Views vs Impressions: Common Mistakes Beginners Make
Assuming Impressions Equal Success
High impressions do not automatically mean people care about your content.
Visibility without engagement rarely drives results.
Comparing Metrics Across Platforms Incorrectly
Each platform measures views differently. A TikTok view is not identical to a YouTube view.
Ignoring the View-to-Impression Ratio
This ratio helps evaluate how compelling your content actually is.
A strong ratio indicates your content captures attention effectively.
Frequently Asked Questions About Views vs Impressions
What is the difference between views and impressions?
Impressions measure how often content appears on screen, while views measure how often users actively watch or engage with the content.
Why are impressions higher than views?
Because people can see content without interacting with it. Many users scroll past posts without watching videos or engaging further.
Are impressions or views more important?
It depends on your marketing goal.

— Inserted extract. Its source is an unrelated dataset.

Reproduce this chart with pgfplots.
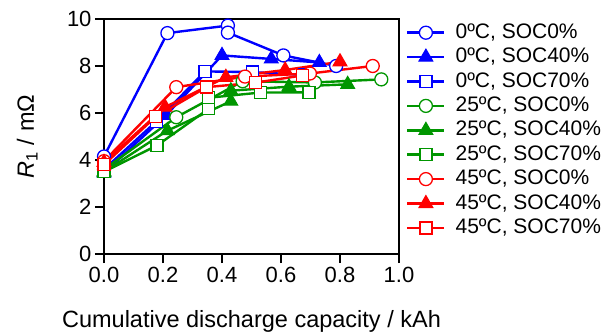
\documentclass[border=0pt]{standalone}
\usepackage{fontspec}
\setmainfont{Liberation Sans}
\usepackage{pgfplots}
\pgfplotsset{compat=1.18}
\definecolor{cb}{RGB}{0,0,255}
\definecolor{cg}{RGB}{0,150,0}
\definecolor{cr}{RGB}{255,0,0}
\begin{document}
\begin{tikzpicture}
\useasboundingbox (-104bp,-82bp) rectangle (507bp,254bp);
\begin{axis}[
  at={(0,0)}, anchor=south west,
  scale only axis, width=295bp, height=235bp,
  xmin=0, xmax=1, ymin=0, ymax=10,
  xtick={0,0.2,...,1.0}, ytick={0,2,...,10},
  x tick label style={/pgf/number format/.cd,fixed,fixed zerofill,precision=1,/tikz/.cd, yshift=-1bp},
  /pgf/number format/assume math mode=true,
  tick align=outside, tick pos=left,
  major tick length=9bp,
  axis line style={line width=1.8bp},
  every tick/.style={black, line width=1.8bp},
  tick label style={font=\fontsize{22bp}{24bp}\selectfont},
  label style={font=\fontsize{23.5bp}{26bp}\selectfont},
  xlabel={Cumulative discharge capacity / kAh},
  ylabel={\textit{R}\textsubscript{1} / mΩ},
  xlabel style={at={(axis description cs:0.5,-0.285)}, anchor=center},
  ylabel style={at={(axis description cs:-0.26,0.5)}, anchor=center},
  legend style={at={(axis description cs:1,1)}, anchor=north west, xshift=7bp, yshift=-4bp,
    draw=none, fill=none, inner sep=0pt, row sep=5.4bp,
    font=\fontsize{21bp}{23bp}\selectfont,
    nodes={inner sep=0pt, text height=15bp, text depth=4bp}},
  legend cell align=left,
  legend image code/.code={
    \draw[mark repeat=2,mark phase=2] plot coordinates {(0bp,0bp)(18.5bp,0bp)(37bp,0bp)};
    \path (47bp,0bp);
  },
  every axis plot/.append style={line width=2.4bp},
]
% 0 C
\addplot[cb, mark=*, mark size=6.5bp, mark options={fill=white, line width=1.3bp}] coordinates {(0,4.15)(0.215,9.4)(0.42,9.72)(0.42,9.42)(0.608,8.45)(0.787,8.0)};
\addlegendentry{0ºC, SOC0\%}
\addplot[cb, mark=triangle*, mark size=8bp, mark options={fill=cb, line width=1bp}] coordinates {(0,3.45)(0.21,5.9)(0.40,8.45)(0.567,8.3)(0.73,8.15)};
\addlegendentry{0ºC, SOC40\%}
\addplot[cb, mark=square*, mark size=6bp, mark options={fill=white, line width=1.3bp}] coordinates {(0,3.6)(0.178,5.65)(0.342,7.77)(0.504,7.74)(0.68,7.62)};
\addlegendentry{0ºC, SOC70\%}
% 25 C
\addplot[cg, mark=*, mark size=6.5bp, mark options={fill=white, line width=1.3bp}] coordinates {(0,3.6)(0.245,5.82)(0.47,7.35)(0.715,7.3)(0.94,7.43)};
\addlegendentry{25ºC, SOC0\%}
\addplot[cg, mark=triangle*, mark size=8bp, mark options={fill=cg, line width=1bp}] coordinates {(0,3.5)(0.215,5.25)(0.43,6.5)(0.43,6.95)(0.627,7.12)(0.826,7.22)};
\addlegendentry{25ºC, SOC40\%}
\addplot[cg, mark=square*, mark size=6bp, mark options={fill=white, line width=1.3bp}] coordinates {(0,3.5)(0.18,4.62)(0.355,6.18)(0.355,6.65)(0.53,6.87)(0.695,6.88)};
\addlegendentry{25ºC, SOC70\%}
% 45 C
\addplot[cr, mark=*, mark size=6.5bp, mark options={fill=white, line width=1.3bp}] coordinates {(0,3.95)(0.245,7.1)(0.478,7.55)(0.698,7.68)(0.911,8.0)};
\addlegendentry{45ºC, SOC0\%}
\addplot[cr, mark=triangle*, mark size=8bp, mark options={fill=cr, line width=1bp}] coordinates {(0,3.9)(0.207,6.25)(0.413,7.52)(0.614,7.83)(0.80,8.18)};
\addlegendentry{45ºC, SOC40\%}
\addplot[cr, mark=square*, mark size=6bp, mark options={fill=white, line width=1.3bp}] coordinates {(0,3.8)(0.175,5.84)(0.348,7.1)(0.513,7.29)(0.674,7.6)};
\addlegendentry{45ºC, SOC70\%}
\end{axis}
\end{tikzpicture}
\end{document}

Impressions are important for awareness, while views are more important for engagement and content performance.
How do social media platforms count views?
Each platform uses different criteria. Some count views after a few seconds, while others require more intentional engagement.
Can one person create multiple impressions?
Yes. If the same user sees your content multiple times, platforms may count multiple impressions.
Final Takeaway: Stop Treating Views and Impressions as the Same Metric
Views and impressions work together, but they measure completely different stages of audience behavior.
Impressions tell you if people had the opportunity to see your content.
Views tell you if your content earned their attention.
The marketers who grow fastest are not the ones chasing vanity metrics. They are the ones who understand what each metric actually reveals about audience behavior.
Start analyzing both metrics together, and your content strategy will become far more accurate, measurable, and effective.